Un jour, elle rencontre un voisin, Adalbert Lecoeur, un vieil
homme qui l'invite dans sa très belle maison, cachée
au fond de l'allée fleurie d'un immeuble qui ne paie pas
de mine. Le vieil homme a toujours habité là, il
connaît toute l'histoire du quartier. Il connaît surtout
la romantique et dramatique histoire d'Amélie et de Jacques
Treille qui ont habité la Boutique Jaune dans les années
20, cette histoire qui intéresse Marion. Amélie
et Hortense, la mère d'Adalbert, étaient amies d'enfance.
Elles partageaient la même passion et le même don
pour le jardinage. Ce sont elles qui ont planté l'allée
qui conduit à la maison Lecoeur et le jardin caché
derrière la Boutique Jaune.
Mais c'était la guerre. Jacques y a laissé sa vie.
Amélie ne s'en est pas remise.
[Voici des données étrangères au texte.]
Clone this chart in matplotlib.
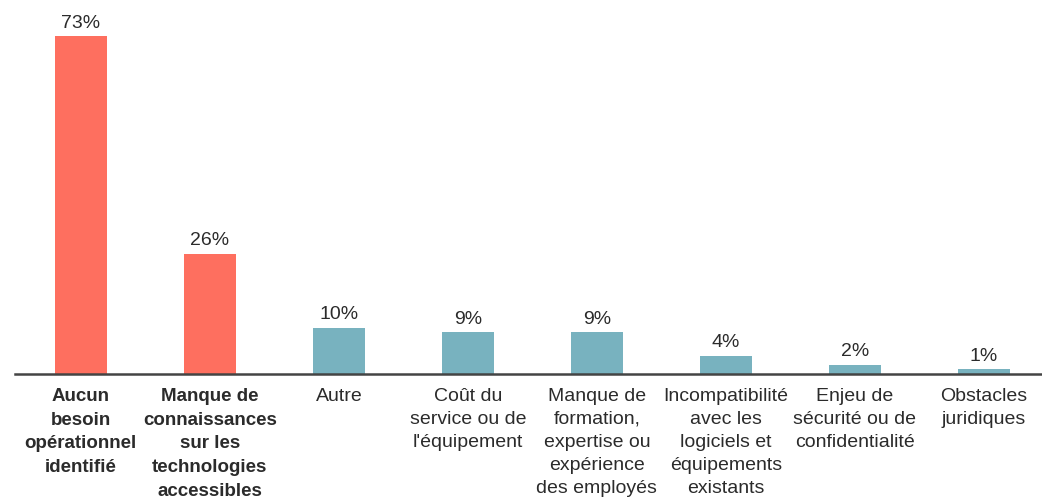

Elle n'a plus parlé,
sauf le jour où elle a annoncé à son jeune
voisin qu'elle partait pour l'Afrique, définitivement,
pour y construire une école.
Depuis, la Boutique Jaune est fermée. Mais cette nuit
pas comme les autres selon Fatou, l'amie de Marion, on a entendu
des chants dans cette boutique. Pour Marion, la guetteuse, Adalbert
va raconter l'histoire des deux amoureux de la Boutique Jaune.
Il va même retourner, une nuit, dans la boutique abandonnée,
suivi de près par Marion, évidemment...
Puis Marion va y revenir le lendemain, avec Fatou, son amie à
qui elle ne cache rien et dont la grand-mère possède
des poupées békélé. Et avec Stéphane,
son ami qui rêve d'un amour avec elle... Tous vont connaître
une histoire qu'ils ne pouvaient soupçonner.
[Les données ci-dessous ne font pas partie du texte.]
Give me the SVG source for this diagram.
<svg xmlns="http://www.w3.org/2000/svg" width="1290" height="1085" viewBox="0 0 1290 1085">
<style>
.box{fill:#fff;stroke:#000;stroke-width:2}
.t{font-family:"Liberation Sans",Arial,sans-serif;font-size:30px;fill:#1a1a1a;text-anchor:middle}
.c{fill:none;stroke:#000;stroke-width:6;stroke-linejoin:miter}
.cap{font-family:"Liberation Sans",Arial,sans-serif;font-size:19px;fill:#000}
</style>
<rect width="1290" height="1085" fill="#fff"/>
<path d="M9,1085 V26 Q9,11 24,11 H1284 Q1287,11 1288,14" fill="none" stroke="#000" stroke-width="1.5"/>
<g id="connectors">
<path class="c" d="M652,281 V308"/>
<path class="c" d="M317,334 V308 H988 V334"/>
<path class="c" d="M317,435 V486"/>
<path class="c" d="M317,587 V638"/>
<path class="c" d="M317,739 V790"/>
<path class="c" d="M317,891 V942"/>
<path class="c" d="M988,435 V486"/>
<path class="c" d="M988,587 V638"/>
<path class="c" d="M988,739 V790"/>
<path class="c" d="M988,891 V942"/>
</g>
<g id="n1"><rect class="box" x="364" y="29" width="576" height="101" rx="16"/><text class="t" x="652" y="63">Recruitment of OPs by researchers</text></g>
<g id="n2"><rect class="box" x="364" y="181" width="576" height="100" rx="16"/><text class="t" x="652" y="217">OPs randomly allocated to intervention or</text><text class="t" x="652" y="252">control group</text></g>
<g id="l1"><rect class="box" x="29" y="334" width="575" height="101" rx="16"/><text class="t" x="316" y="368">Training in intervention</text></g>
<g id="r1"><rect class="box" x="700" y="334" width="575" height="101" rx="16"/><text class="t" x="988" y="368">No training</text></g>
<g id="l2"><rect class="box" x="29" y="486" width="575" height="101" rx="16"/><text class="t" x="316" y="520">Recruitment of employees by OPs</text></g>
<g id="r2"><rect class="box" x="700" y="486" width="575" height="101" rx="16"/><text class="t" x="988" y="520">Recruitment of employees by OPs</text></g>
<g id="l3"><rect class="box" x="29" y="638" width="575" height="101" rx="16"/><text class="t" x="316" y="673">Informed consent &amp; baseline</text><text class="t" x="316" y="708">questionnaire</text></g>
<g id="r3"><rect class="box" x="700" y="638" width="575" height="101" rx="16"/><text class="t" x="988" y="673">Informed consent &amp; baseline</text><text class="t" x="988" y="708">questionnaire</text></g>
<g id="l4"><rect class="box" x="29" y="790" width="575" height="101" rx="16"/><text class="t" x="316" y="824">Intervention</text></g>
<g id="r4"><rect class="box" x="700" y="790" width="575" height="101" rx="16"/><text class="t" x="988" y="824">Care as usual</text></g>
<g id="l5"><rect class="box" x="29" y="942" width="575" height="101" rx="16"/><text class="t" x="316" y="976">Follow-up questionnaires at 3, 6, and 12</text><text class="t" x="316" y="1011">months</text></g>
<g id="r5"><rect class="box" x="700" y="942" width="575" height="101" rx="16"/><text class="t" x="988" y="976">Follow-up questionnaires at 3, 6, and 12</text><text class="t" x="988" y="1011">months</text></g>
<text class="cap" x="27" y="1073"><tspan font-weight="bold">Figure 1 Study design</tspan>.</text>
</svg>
Décidément, la vie chaleureuse de la Boutique Jaune
n'est pas achevée...
Pas de doute, Jeanne Benameur sait conter des
histoires, et des belles ! C'est un superbe roman qui captive
son lecteur jusqu'à la fin. C'est plein d'images : les
descriptions de l'intérieur de la maison d'Adalbert Lecoeur
que Marion photographie la nuit, du jardin de la Boutique Jaune,
des poupées, des gens, des attitudes, des sentiments.
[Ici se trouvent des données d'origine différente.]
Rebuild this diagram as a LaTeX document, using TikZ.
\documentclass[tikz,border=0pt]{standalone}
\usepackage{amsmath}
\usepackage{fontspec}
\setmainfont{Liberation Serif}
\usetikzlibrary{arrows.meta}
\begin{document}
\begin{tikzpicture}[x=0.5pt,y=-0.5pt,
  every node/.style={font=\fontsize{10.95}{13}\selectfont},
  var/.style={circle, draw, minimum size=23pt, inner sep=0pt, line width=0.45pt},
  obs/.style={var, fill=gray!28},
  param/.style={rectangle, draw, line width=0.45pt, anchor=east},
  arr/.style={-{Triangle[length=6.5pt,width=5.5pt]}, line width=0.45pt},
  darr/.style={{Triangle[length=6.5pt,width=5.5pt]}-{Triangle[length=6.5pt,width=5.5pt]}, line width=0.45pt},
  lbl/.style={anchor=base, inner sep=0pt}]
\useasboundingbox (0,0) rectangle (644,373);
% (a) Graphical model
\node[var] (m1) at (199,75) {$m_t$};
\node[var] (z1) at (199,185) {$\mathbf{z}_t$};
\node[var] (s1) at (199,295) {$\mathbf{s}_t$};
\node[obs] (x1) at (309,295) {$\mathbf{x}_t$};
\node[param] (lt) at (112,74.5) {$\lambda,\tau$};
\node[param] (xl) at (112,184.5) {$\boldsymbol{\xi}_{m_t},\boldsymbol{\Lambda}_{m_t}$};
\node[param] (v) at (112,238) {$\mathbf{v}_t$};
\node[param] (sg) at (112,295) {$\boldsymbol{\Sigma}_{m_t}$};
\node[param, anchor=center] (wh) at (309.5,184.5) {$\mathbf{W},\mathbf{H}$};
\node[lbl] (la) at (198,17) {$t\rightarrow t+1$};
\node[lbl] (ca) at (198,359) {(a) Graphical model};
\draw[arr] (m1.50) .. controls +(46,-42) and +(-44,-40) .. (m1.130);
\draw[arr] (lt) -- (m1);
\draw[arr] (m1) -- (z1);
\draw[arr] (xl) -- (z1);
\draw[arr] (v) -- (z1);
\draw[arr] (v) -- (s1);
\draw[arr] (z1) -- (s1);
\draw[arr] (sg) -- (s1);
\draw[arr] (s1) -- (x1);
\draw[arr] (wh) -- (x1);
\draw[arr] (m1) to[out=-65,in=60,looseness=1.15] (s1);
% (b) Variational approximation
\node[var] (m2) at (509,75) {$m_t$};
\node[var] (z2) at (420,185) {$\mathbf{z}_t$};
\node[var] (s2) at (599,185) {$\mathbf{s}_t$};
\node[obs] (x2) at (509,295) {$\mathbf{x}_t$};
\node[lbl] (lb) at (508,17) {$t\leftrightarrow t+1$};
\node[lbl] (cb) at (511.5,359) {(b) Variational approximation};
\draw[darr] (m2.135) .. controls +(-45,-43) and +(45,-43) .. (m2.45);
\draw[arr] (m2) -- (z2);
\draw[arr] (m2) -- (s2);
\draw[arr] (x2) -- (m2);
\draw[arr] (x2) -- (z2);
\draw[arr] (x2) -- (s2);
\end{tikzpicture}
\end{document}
L'histoire contient des éléments dramatiques : la
mort du jeune soldat fusillé pour avoir voulu revoir sa
belle, la tristesse d'Amélie et son départ. Elle
contient surtout de beaux moments : la rencontre de Marion et
du vieil homme, l'entrée de Marion dans la pièce
privée des parents d'Adalbert et sa rencontre avec la poésie,
les réflexions des personnages sur ce qu'ils vivent.
Les personnages sont sympathiques. On retiendra particulièrement
que les anciens, Adalbert et la grand-mère de Fatou, sont
des personnes qui incarnent la sagesse, qui possèdent un
savoir sur le monde.
On y parle d'amour, de passion plutôt que de métier,
de contes qui embellissent la vie, de fidélité et
de tendresse.
Même si l'univers que nous dessinne Jeannne Benameur pourra
paraître trop beau, trop plein de bons sentiments et de
beaux moments, la vie est assez difficile comme cela et la littérature
de jeunesse est assez pleine de romans aux situations dures et
dramatiques pour que nous nous laissions emporter par texte où
le monde n'est que bon et beau (ou presque).
La lecture de ce livre est un moment de beauté lumineuse
et d'émotion.
Pour des lecteurs et lectrices dès la 5e.